The series revolves around Dexter, a young boy-genius with a secret laboratory filled with highly advanced equipment hidden behind a bookcase in his bedroom. Access to the lab is achieved by speaking various passwords or by activating hidden switches on his bookshelf (e.g. pulling out a specific book). Dexter is normally in conflict with his ditzy older sister, Dee Dee, who always mysteriously gains access to his lab no matter what he does to try to keep her out. Dee Dee eludes all manner of security and, once inside, delights in playing in the lab, often destroying all of his creations (by pushing the wrong button on an invention, for example). This is often preceded by Dee Dee asking "Oooooh, what does this button do?", without waiting for an answer.
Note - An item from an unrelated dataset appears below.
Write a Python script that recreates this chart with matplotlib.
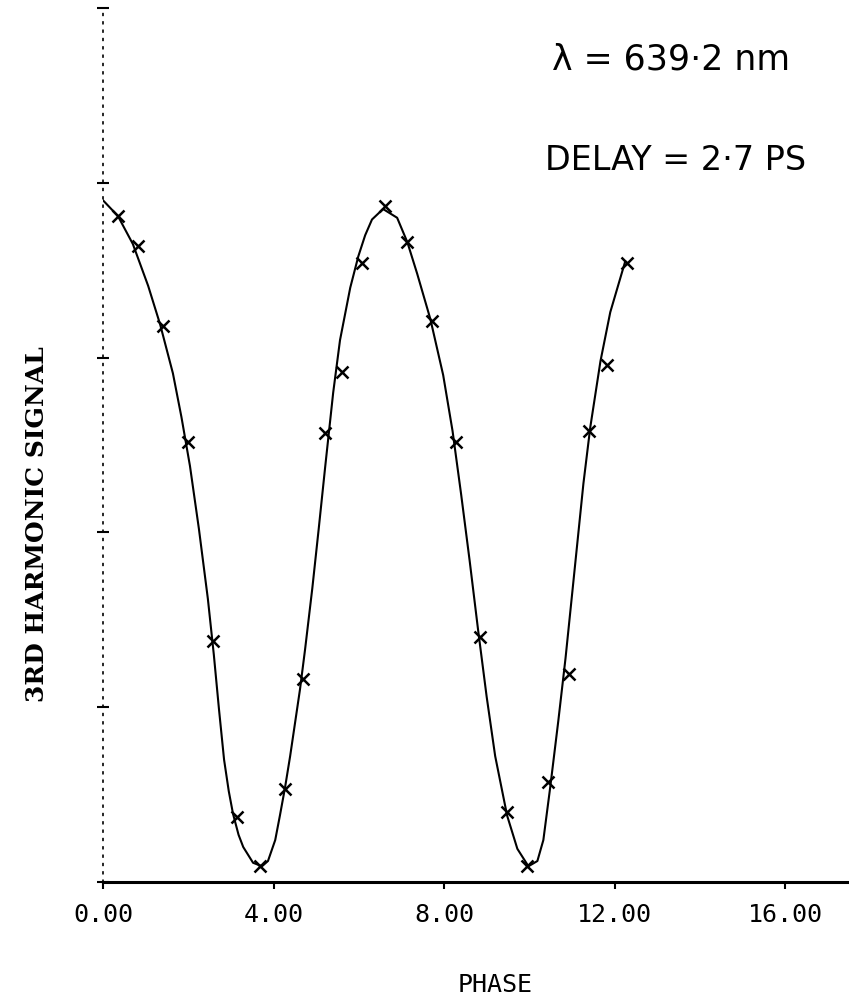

Despite her hyperactive personality, Dee Dee sometimes makes more logical decisions than Dexter, or even gives him helpful advice. Dexter, though highly intelligent, often fails at what he has set out to do when he becomes overexcited and makes careless choices. He manages to keep the lab a secret from his clueless, cheerful parents, who amusingly never notice any evidence of the laboratory. Despite coming from a typical all-American family, Dexter speaks with an accent, a reference to Tartakovsky's own accent that he spoke with during childhood.[1]

Dexter's arch-nemesis is a boy from his school named Susan AKA Mandark who lives down the block from Dexter and has a secret laboratory of his own. Mandark's schemes are generally evil and are designed to gain power for himself while downplaying or destroying Dexter's accomplishments. Dexter often makes better inventions than Mandark, but Mandark tries to make up for this by stealing Dexter's plans. Mandark is also in love with Dee Dee, though she ignores him and never returns his affections. As the series progressed, Mandark's schemes became significantly more evil, his laboratory darker-looking, industrial and angular, in contrast to his original brightly-lit lab which had more rounded features.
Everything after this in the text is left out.